Se não respeitamos nem os nossos nomes, como estabelecer regras para nomes estrangeiros? Impossível! Eu mesmo, devido a um tabelião semianalfabeto, sou obrigado a assinar Ailton em vez de Aílton.

Voltando ao tema central, a primeira confusão que eu vi com a pronúncia do nome de James foi em um programa esportivo matinal, de uma TV por assinatura, no dia do primeiro jogo da Colômbia. Um ex-jogador colombiano, fazendo as vezes de comentarista, ouvia atentamente o debate em torno dos jogadores do selecionado sul-americano... Era "Djêimis" pra lá, "Djêimis" pra cá... e o colombiano estava com cara de "num tô entendendo nada" quando alguém perguntou para ele o que ele achava do Djêimis e ele retrucou: Quem? e o outro diz: O Djêimis Rodríguez. E ele: Ahhh... O "Rames" (cara de alívio)... É muito bom jogador...

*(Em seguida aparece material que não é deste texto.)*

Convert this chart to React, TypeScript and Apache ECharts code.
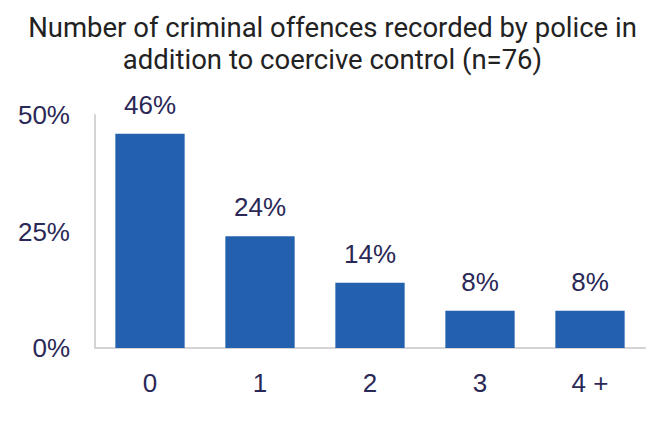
import React, { useEffect, useRef } from "react";
import * as echarts from "echarts";

const titleLines = ["Number of criminal offences recorded by police in", "addition to coercive control (n=76)"];
const categories = ["0", "1", "2", "3", "4 +"];
const values = [46, 24, 14, 8, 8];
const yTicks = [0, 25, 50];

export default function App() {
  const ref = useRef<HTMLDivElement>(null);
  useEffect(() => {
    if (!ref.current) return;
    const chart = echarts.init(ref.current, null, { renderer: "svg" });
    chart.setOption({
      animation: false,
      backgroundColor: "#ffffff",
      title: {
        text: titleLines.join("\n"),
        left: "center",
        top: 6,
        textStyle: {
          fontFamily: "Roboto",
          fontWeight: "normal",
          fontSize: 27.5,
          lineHeight: 32,
          color: "#222222",
        },
      },
      grid: { left: 95, right: 20, top: 115, bottom: 79, containLabel: false },
      xAxis: {
        type: "category",
        data: categories,
        axisLine: { show: true, lineStyle: { color: "#d4d4d4", width: 2 } },
        axisTick: { show: false },
        axisLabel: {
          margin: 22,
          fontFamily: "Liberation Sans, Arial",
          fontSize: 26,
          color: "#2a2856",
        },
      },
      yAxis: {
        type: "value",
        min: yTicks[0],
        max: yTicks[yTicks.length - 1],
        interval: 25,
        splitLine: { show: false },
        axisLine: { show: true, lineStyle: { color: "#d4d4d4", width: 2 } },
        axisTick: { show: false },
        axisLabel: {
          margin: 25,
          fontFamily: "Liberation Sans, Arial",
          fontSize: 26,
          color: "#2a2856",
          formatter: (v: number) => `${v}%`,
        },
      },
      series: [
        {
          type: "bar",
          data: values,
          barWidth: "63%",
          itemStyle: { color: "#2361ae" },
          label: {
            show: true,
            position: "top",
            distance: 16,
            fontFamily: "Liberation Sans, Arial",
            fontSize: 26,
            color: "#2a2856",
            formatter: (p: any) => `${p.value}%`,
          },
        },
      ],
    });
    return () => chart.dispose();
  }, []);
  return (
    <div
      ref={ref}
      style={{ position: "fixed", left: 0, top: 0, width: 665, height: 427 }}
    />
  );
}
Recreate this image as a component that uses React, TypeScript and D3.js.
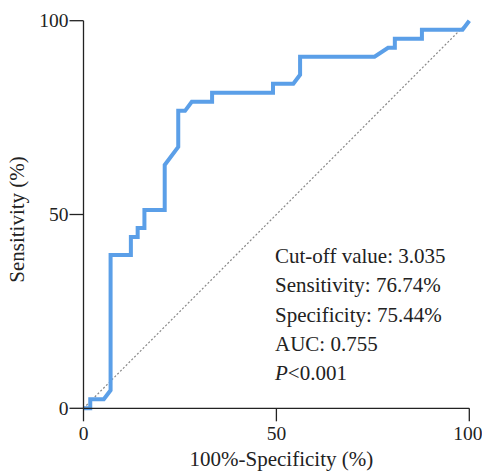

Depois do jogo, um repórter de outra emissora vai entrevistar o meia e o chama de Djêimis, quando o jogador responde: "Mi nombre no es Djêimis, es James". Desde então, os nomes se alternam na boca dos jornalistas: Djêimis, James (do jeito que está escrito, em português), Rames, Jêimis, etc.

Não sei se isso (a falha na prosódia) é um problema para nós, colônia carente em busca de um a metrópole acolhedora, mas que dificulta a transmissão da informação escrita, ah isso dificulta.